Speech community is a concept in sociolinguistics that describes a more or less discrete group of people who use language in a unique and mutually accepted way among themselves.

Speech communities can be members of a profession with a specialized jargon, distinct social groups like high school students or hip hop fans (see f.eg. ghetto lingo ), or even tight-knit groups like families and friends. In addition, online and other mediated communities, such as Wikipedia, often constitute speech communities.

Speech communities, especially online, often develop terms that would be of little use to most people, but which is of value to the people involved. For instance, IRC develops such words as kick or op. Special terms that have emerged on Wikipedia include:

  • Fancruft: a controversial term for articles about extremely minor details of an entertainment franchise or fictional universe. Characteristic examples of "fancruft" include articles about a single joke on The Simpsons or a Star Trek fanscript. Since many Wikipedia contributors consider the term derogatory, it has been bowdlerized into forms such as "f*ncr*ft" and "foghat."
  • Requests for Comment or RfC: a process for gaining community input on controversies regarding article content and user conduct.
  • Stub: a short article that needs expansion.

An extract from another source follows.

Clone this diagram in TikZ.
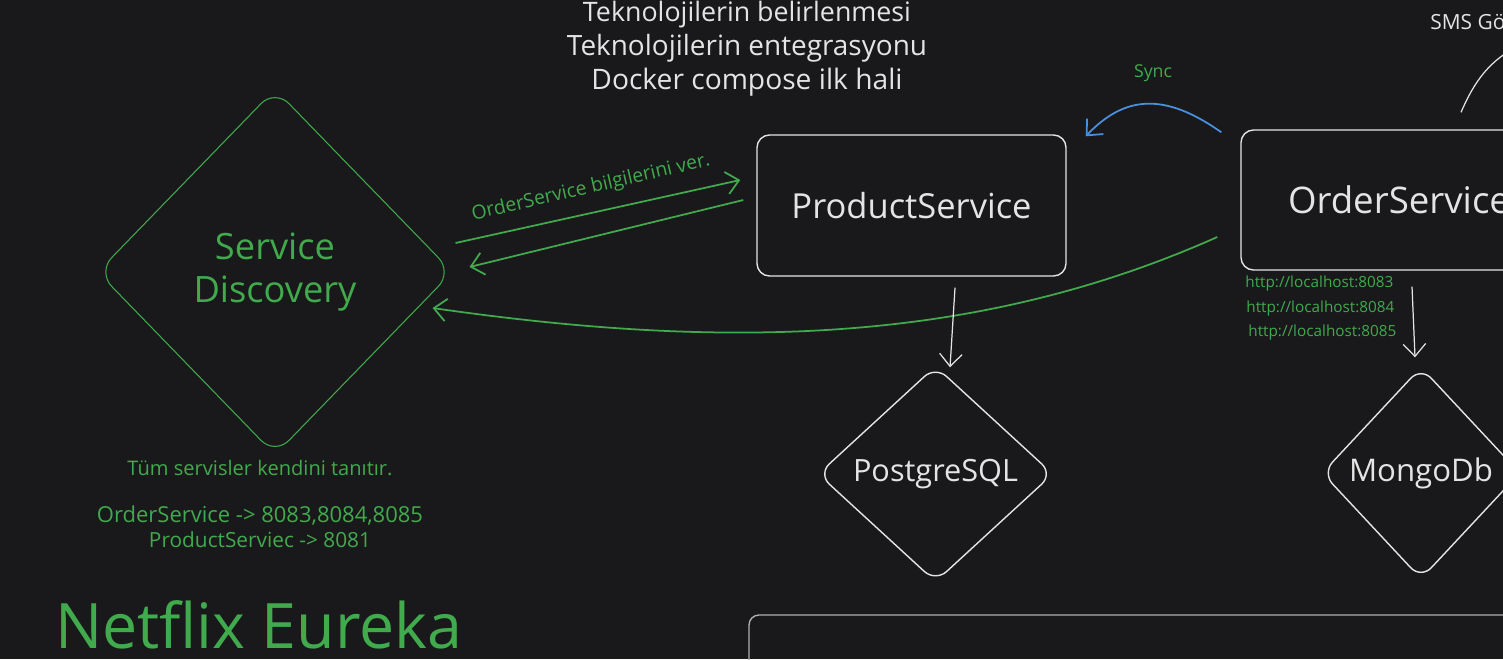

Members of a speech community will often develop neologisms such as those above to serve the group's special purposes and priorities. For example, the Wikipedia term stub arose from a need to identify and publicize articles that need to be expanded so they contain the detail and rich content that would be expected in a high-quality encyclopedia.

Stylistic features differ among speech communities based on factors such as the group's socioeconomic status, common interests and the level of formality expected within the group and by its larger society. In Western culture, for example, employees at a law office would likely use more formal language than a group of teenage skateboarders because most Westerners expect more formality and professionalism from practitioners of law than from an informal circle of adolescent friends. Speech communities will often change their use of language based on what situation they happen to be in at any given time. The speech of law practitioners is more formal in courtroom proceedings than in everyday office situations, while teenagers speak more formally when their parents are present than when they are not.

A person can (and almost always does) belong to more than one speech community. For example, a gay Jewish waiter would likely speak and be spoken to differently when interacting with gay peers, Jewish peers, or his co-workers. And if he found himself in a situation with a variety of in-group and/or out-group peers, he would likely modify his speech to appeal to speakers of all the speech communities represented at that moment.

(A variation on this concept is code-switching, which is usually observed among speakers of two or more languages who swtich between them based on the content or pragmatics of their conversation.)